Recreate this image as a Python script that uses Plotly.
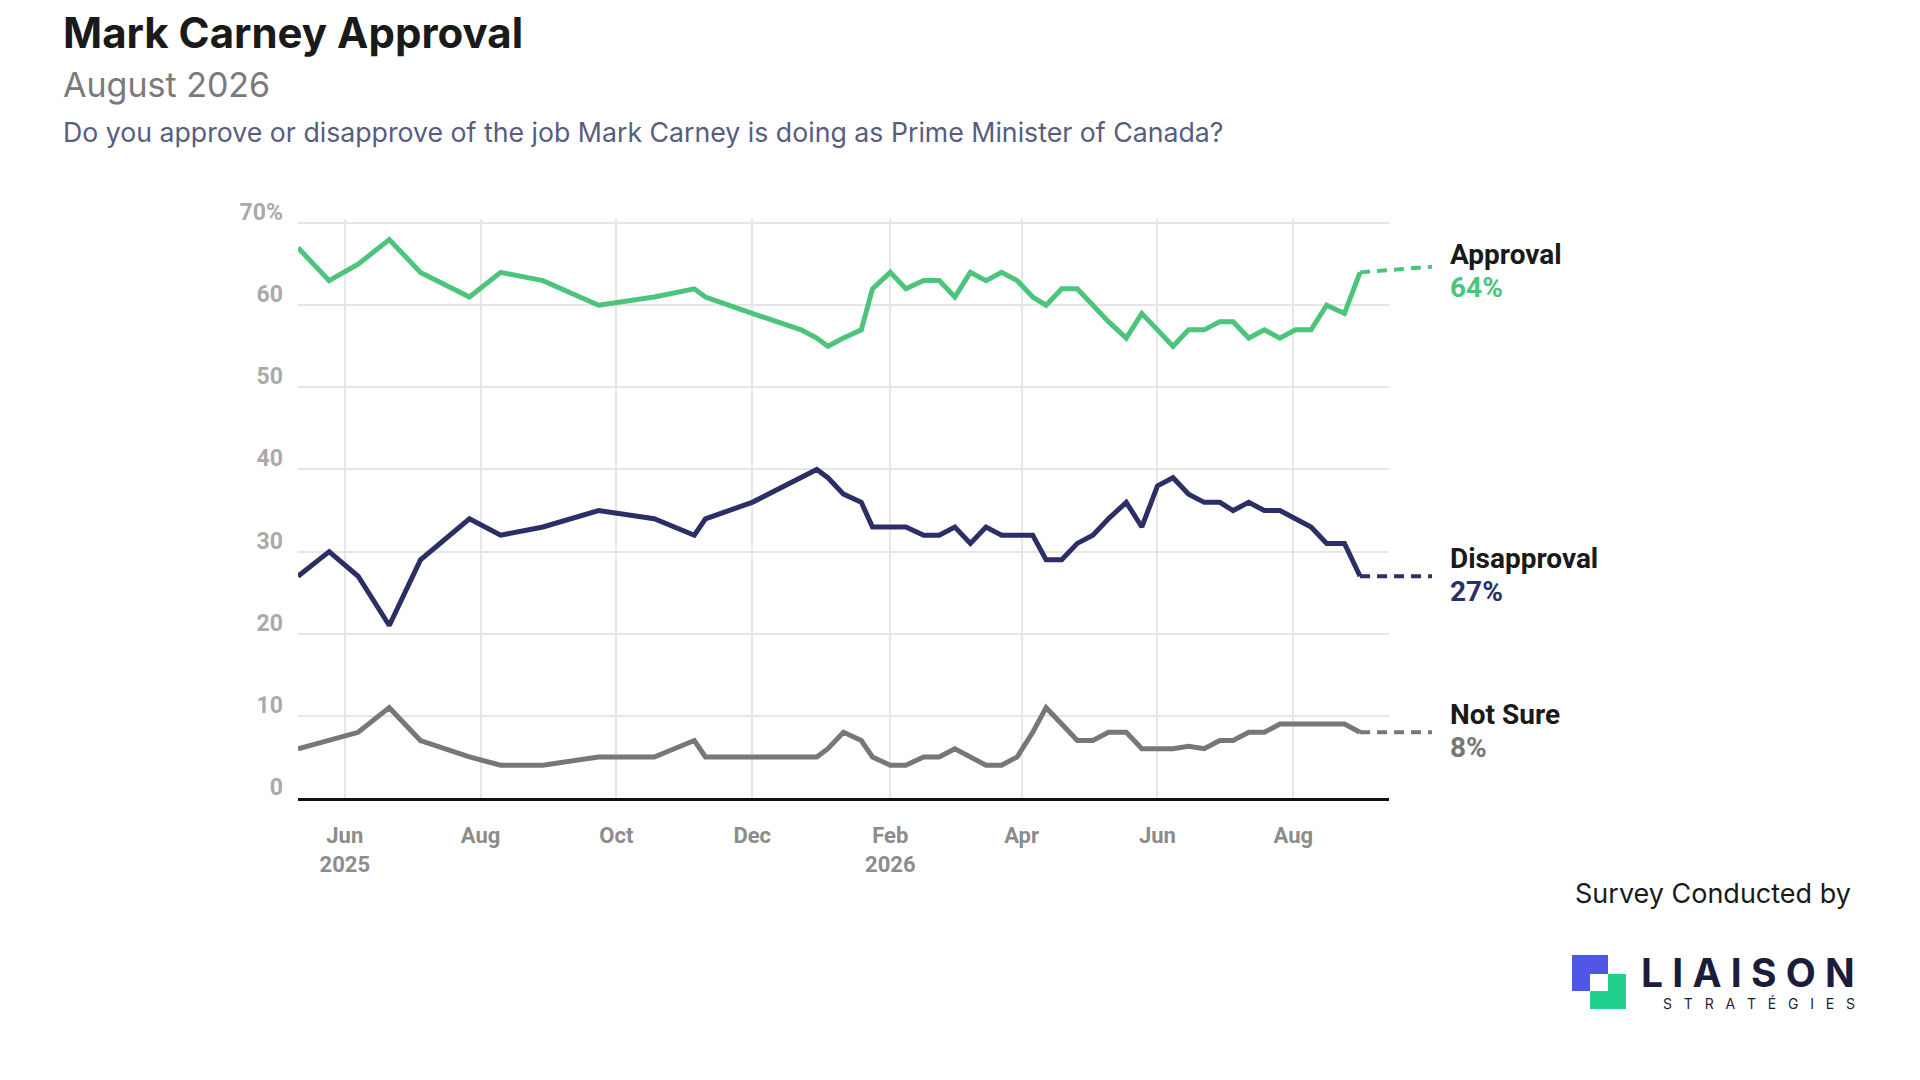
import plotly.graph_objects as go
import pandas as pd

dates = ["2025-05-11","2025-05-25","2025-06-07","2025-06-21","2025-07-05","2025-07-27","2025-08-10","2025-08-29",
         "2025-09-23","2025-10-18","2025-11-05","2025-11-10","2025-12-01","2025-12-23","2025-12-30","2026-01-04",
         "2026-01-11","2026-01-19","2026-01-24","2026-02-01","2026-02-08","2026-02-16","2026-02-23","2026-03-02",
         "2026-03-09","2026-03-16","2026-03-23","2026-03-30","2026-04-06","2026-04-12","2026-04-19","2026-04-26",
         "2026-05-03","2026-05-10","2026-05-18","2026-05-25","2026-06-01","2026-06-08","2026-06-15","2026-06-22",
         "2026-06-29","2026-07-05","2026-07-12","2026-07-19","2026-07-26","2026-08-02","2026-08-09","2026-08-16",
         "2026-08-24","2026-08-31"]
approval = [67,63,65,68,64,61,64,63,60,61,62,61,59,57,56,55,56,57,62,64,62,63,63,61,64,63,64,63,61,60,62,62,
            60,58,56,59,57,55,57,57,58,58,56,57,56,57,57,60,59,64]
disapproval = [27,30,27,21,29,34,32,33,35,34,32,34,36,39,40,39,37,36,33,33,33,32,32,33,31,33,32,32,32,29,29,31,
               32,34,36,33,38,39,37,36,36,35,36,35,35,34,33,31,31,27]
not_sure = [6,7,8,11,7,5,4,4,5,5,7,5,5,5,5,6,8,7,5,4,4,5,5,6,5,4,4,5,8,11,9,7,7,8,8,6,6,6,6.3,6,7,7,8,8,9,9,
            9,9,9,8]
ext_end = [64.7, 27, 8]
tick_dates = ["2025-06-01","2025-08-01","2025-10-01","2025-12-01","2026-02-01","2026-04-01","2026-06-01","2026-08-01"]
tick_text = ["Jun<br>2025","Aug","Oct","Dec","Feb<br>2026","Apr","Jun","Aug"]
y_ticks = [0,10,20,30,40,50,60,70]
y_text = ["0","10","20","30","40","50","60","70%"]
series = [("Approval", approval, "#4cc47c"), ("Disapproval", disapproval, "#2b2f66"), ("Not Sure", not_sure, "#777777")]

W, H = 1920, 1080
L, R, T, B = 290, 1381, 211, 790
EXT = 1424
def px(x): return (x - L) / (EXT - L)
def py(y): return (B - y) / (B - T)

r0 = pd.Timestamp("2025-05-11"); r1 = pd.Timestamp("2026-09-13")
r2 = r0 + (r1 - r0) * ((EXT - L) / (R - L))
YR = [0, 70.5]

fig = go.Figure()
for (name, vals, col), e in zip(series, ext_end):
    fig.add_trace(go.Scatter(x=dates, y=vals, mode="lines", line=dict(color=col, width=5), name=name,
                             hoverinfo="x+y"))
    fig.add_trace(go.Scatter(x=[dates[-1], r2], y=[vals[-1], e], mode="lines", xaxis="x2", yaxis="y2",
                             line=dict(color=col, width=4, dash="10px,7px"), hoverinfo="skip"))
    fig.add_annotation(xref="paper", yref="y", x=px(1440), y=vals[-1] + 2.2, xanchor="left", yanchor="middle",
                       text=f"<b>{name}</b>", showarrow=False, font=dict(size=28, color="#1a1a1a", family="Roboto"))
    fig.add_annotation(xref="paper", yref="y", x=px(1440), y=vals[-1] - 1.8, xanchor="left", yanchor="middle",
                       text=f"<b>{vals[-1]:g}%</b>", showarrow=False, font=dict(size=28, color=col, family="Roboto"))

fig.update_layout(
    width=W, height=H, showlegend=False, plot_bgcolor="rgba(0,0,0,0)", paper_bgcolor="white",
    margin=dict(l=L, r=W - EXT, t=T, b=H - B),
    xaxis=dict(domain=[0, px(R)], range=[r0, r1], tickvals=tick_dates, ticktext=tick_text, showgrid=True,
               gridcolor="#e6e6e6", gridwidth=1.5, showline=True, linecolor="#111", linewidth=2.5, ticks="",
               tickfont=dict(size=22, color="#8c8c8c", family="Roboto", weight="bold"), zeroline=False, ticklabelstandoff=16),
    xaxis2=dict(domain=[0, 1], range=[r0, r2], visible=False, anchor="y2"),
    yaxis=dict(range=YR, tickvals=y_ticks, ticktext=y_text, showgrid=True, gridcolor="#e6e6e6", gridwidth=1.5,
               zeroline=False, tickfont=dict(size=23, color="#aaaaaa", family="Roboto", weight="bold"), ticks="",
               ticklabelstandoff=14, ticklabelposition="outside top", ticklabelshift=5),
    yaxis2=dict(range=YR, overlaying="y", anchor="x2", visible=False, showgrid=False),
)

fig.add_annotation(xref="paper", yref="paper", x=px(53), y=py(25), xanchor="left", yanchor="middle", showarrow=False,
                   text="<b>Mark Carney Approval</b>", font=dict(size=42, color="#1a1a1a", family="Inter"))
fig.add_annotation(xref="paper", yref="paper", x=px(53), y=py(76), xanchor="left", yanchor="middle", showarrow=False,
                   text="August 2026", font=dict(size=34, color="#7a7a7a", family="Inter"))
fig.add_annotation(xref="paper", yref="paper", x=px(53), y=py(124), xanchor="left", yanchor="middle", showarrow=False,
                   text="Do you approve or disapprove of the job Mark Carney is doing as Prime Minister of Canada?",
                   font=dict(size=26.7, color="#585d80", family="Inter"))
fig.add_annotation(xref="paper", yref="paper", x=px(1845), y=py(885), xanchor="right", yanchor="middle", showarrow=False,
                   text="Survey Conducted by", font=dict(size=27, color="#1a1a1a", family="Inter"))
fig.add_annotation(xref="paper", yref="paper", x=px(1849), y=py(964), xanchor="right", yanchor="middle", showarrow=False,
                   text="<b>L I A I S O N</b>", font=dict(size=39, color="#1b1d3a", family="Inter"))
fig.add_annotation(xref="paper", yref="paper", x=px(1849), y=py(995), xanchor="right", yanchor="middle", showarrow=False,
                   text="S   T   R   A   T   É   G   I   E   S", font=dict(size=14, color="#1b1d3a", family="Inter"))
for (x0, y0, x1, y1, c) in [(1564, 947, 1600, 983, "#4f56e8"), (1582, 966, 1618, 1001, "#1fd18a"),
                            (1582, 966, 1600, 983, "#ffffff")]:
    fig.add_shape(type="rect", xref="paper", yref="paper", x0=px(x0), x1=px(x1), y0=py(y1), y1=py(y0),
                  fillcolor=c, line_width=0)

fig.write_html("out.html")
····················
## Problem to work on:
From start to finish, output the listing exactly, but omit its pictures.

## Answer to the task:
Recreate this image as a Python script that uses Plotly.
import plotly.graph_objects as go
import pandas as pd

dates = ["2025-05-11","2025-05-25","2025-06-07","2025-06-21","2025-07-05","2025-07-27","2025-08-10","2025-08-29",
         "2025-09-23","2025-10-18","2025-11-05","2025-11-10","2025-12-01","2025-12-23","2025-12-30","2026-01-04",
         "2026-01-11","2026-01-19","2026-01-24","2026-02-01","2026-02-08","2026-02-16","2026-02-23","2026-03-02",
         "2026-03-09","2026-03-16","2026-03-23","2026-03-30","2026-04-06","2026-04-12","2026-04-19","2026-04-26",
         "2026-05-03","2026-05-10","2026-05-18","2026-05-25","2026-06-01","2026-06-08","2026-06-15","2026-06-22",
         "2026-06-29","2026-07-05","2026-07-12","2026-07-19","2026-07-26","2026-08-02","2026-08-09","2026-08-16",
         "2026-08-24","2026-08-31"]
approval = [67,63,65,68,64,61,64,63,60,61,62,61,59,57,56,55,56,57,62,64,62,63,63,61,64,63,64,63,61,60,62,62,
            60,58,56,59,57,55,57,57,58,58,56,57,56,57,57,60,59,64]
disapproval = [27,30,27,21,29,34,32,33,35,34,32,34,36,39,40,39,37,36,33,33,33,32,32,33,31,33,32,32,32,29,29,31,
               32,34,36,33,38,39,37,36,36,35,36,35,35,34,33,31,31,27]
not_sure = [6,7,8,11,7,5,4,4,5,5,7,5,5,5,5,6,8,7,5,4,4,5,5,6,5,4,4,5,8,11,9,7,7,8,8,6,6,6,6.3,6,7,7,8,8,9,9,
            9,9,9,8]
ext_end = [64.7, 27, 8]
tick_dates = ["2025-06-01","2025-08-01","2025-10-01","2025-12-01","2026-02-01","2026-04-01","2026-06-01","2026-08-01"]
tick_text = ["Jun<br>2025","Aug","Oct","Dec","Feb<br>2026","Apr","Jun","Aug"]
y_ticks = [0,10,20,30,40,50,60,70]
y_text = ["0","10","20","30","40","50","60","70%"]
series = [("Approval", approval, "#4cc47c"), ("Disapproval", disapproval, "#2b2f66"), ("Not Sure", not_sure, "#777777")]

W, H = 1920, 1080
L, R, T, B = 290, 1381, 211, 790
EXT = 1424
def px(x): return (x - L) / (EXT - L)
def py(y): return (B - y) / (B - T)

r0 = pd.Timestamp("2025-05-11"); r1 = pd.Timestamp("2026-09-13")
r2 = r0 + (r1 - r0) * ((EXT - L) / (R - L))
YR = [0, 70.5]

fig = go.Figure()
for (name, vals, col), e in zip(series, ext_end):
    fig.add_trace(go.Scatter(x=dates, y=vals, mode="lines", line=dict(color=col, width=5), name=name,
                             hoverinfo="x+y"))
    fig.add_trace(go.Scatter(x=[dates[-1], r2], y=[vals[-1], e], mode="lines", xaxis="x2", yaxis="y2",
                             line=dict(color=col, width=4, dash="10px,7px"), hoverinfo="skip"))
    fig.add_annotation(xref="paper", yref="y", x=px(1440), y=vals[-1] + 2.2, xanchor="left", yanchor="middle",
                       text=f"<b>{name}</b>", showarrow=False, font=dict(size=28, color="#1a1a1a", family="Roboto"))
    fig.add_annotation(xref="paper", yref="y", x=px(1440), y=vals[-1] - 1.8, xanchor="left", yanchor="middle",
                       text=f"<b>{vals[-1]:g}%</b>", showarrow=False, font=dict(size=28, color=col, family="Roboto"))

fig.update_layout(
    width=W, height=H, showlegend=False, plot_bgcolor="rgba(0,0,0,0)", paper_bgcolor="white",
    margin=dict(l=L, r=W - EXT, t=T, b=H - B),
    xaxis=dict(domain=[0, px(R)], range=[r0, r1], tickvals=tick_dates, ticktext=tick_text, showgrid=True,
               gridcolor="#e6e6e6", gridwidth=1.5, showline=True, linecolor="#111", linewidth=2.5, ticks="",
               tickfont=dict(size=22, color="#8c8c8c", family="Roboto", weight="bold"), zeroline=False, ticklabelstandoff=16),
    xaxis2=dict(domain=[0, 1], range=[r0, r2], visible=False, anchor="y2"),
    yaxis=dict(range=YR, tickvals=y_ticks, ticktext=y_text, showgrid=True, gridcolor="#e6e6e6", gridwidth=1.5,
               zeroline=False, tickfont=dict(size=23, color="#aaaaaa", family="Roboto", weight="bold"), ticks="",
               ticklabelstandoff=14, ticklabelposition="outside top", ticklabelshift=5),
    yaxis2=dict(range=YR, overlaying="y", anchor="x2", visible=False, showgrid=False),
)

fig.add_annotation(xref="paper", yref="paper", x=px(53), y=py(25), xanchor="left", yanchor="middle", showarrow=False,
                   text="<b>Mark Carney Approval</b>", font=dict(size=42, color="#1a1a1a", family="Inter"))
fig.add_annotation(xref="paper", yref="paper", x=px(53), y=py(76), xanchor="left", yanchor="middle", showarrow=False,
                   text="August 2026", font=dict(size=34, color="#7a7a7a", family="Inter"))
fig.add_annotation(xref="paper", yref="paper", x=px(53), y=py(124), xanchor="left", yanchor="middle", showarrow=False,
                   text="Do you approve or disapprove of the job Mark Carney is doing as Prime Minister of Canada?",
                   font=dict(size=26.7, color="#585d80", family="Inter"))
fig.add_annotation(xref="paper", yref="paper", x=px(1845), y=py(885), xanchor="right", yanchor="middle", showarrow=False,
                   text="Survey Conducted by", font=dict(size=27, color="#1a1a1a", family="Inter"))
fig.add_annotation(xref="paper", yref="paper", x=px(1849), y=py(964), xanchor="right", yanchor="middle", showarrow=False,
                   text="<b>L I A I S O N</b>", font=dict(size=39, color="#1b1d3a", family="Inter"))
fig.add_annotation(xref="paper", yref="paper", x=px(1849), y=py(995), xanchor="right", yanchor="middle", showarrow=False,
                   text="S   T   R   A   T   É   G   I   E   S", font=dict(size=14, color="#1b1d3a", family="Inter"))
for (x0, y0, x1, y1, c) in [(1564, 947, 1600, 983, "#4f56e8"), (1582, 966, 1618, 1001, "#1fd18a"),
                            (1582, 966, 1600, 983, "#ffffff")]:
    fig.add_shape(type="rect", xref="paper", yref="paper", x0=px(x0), x1=px(x1), y0=py(y1), y1=py(y0),
                  fillcolor=c, line_width=0)

fig.write_html("out.html")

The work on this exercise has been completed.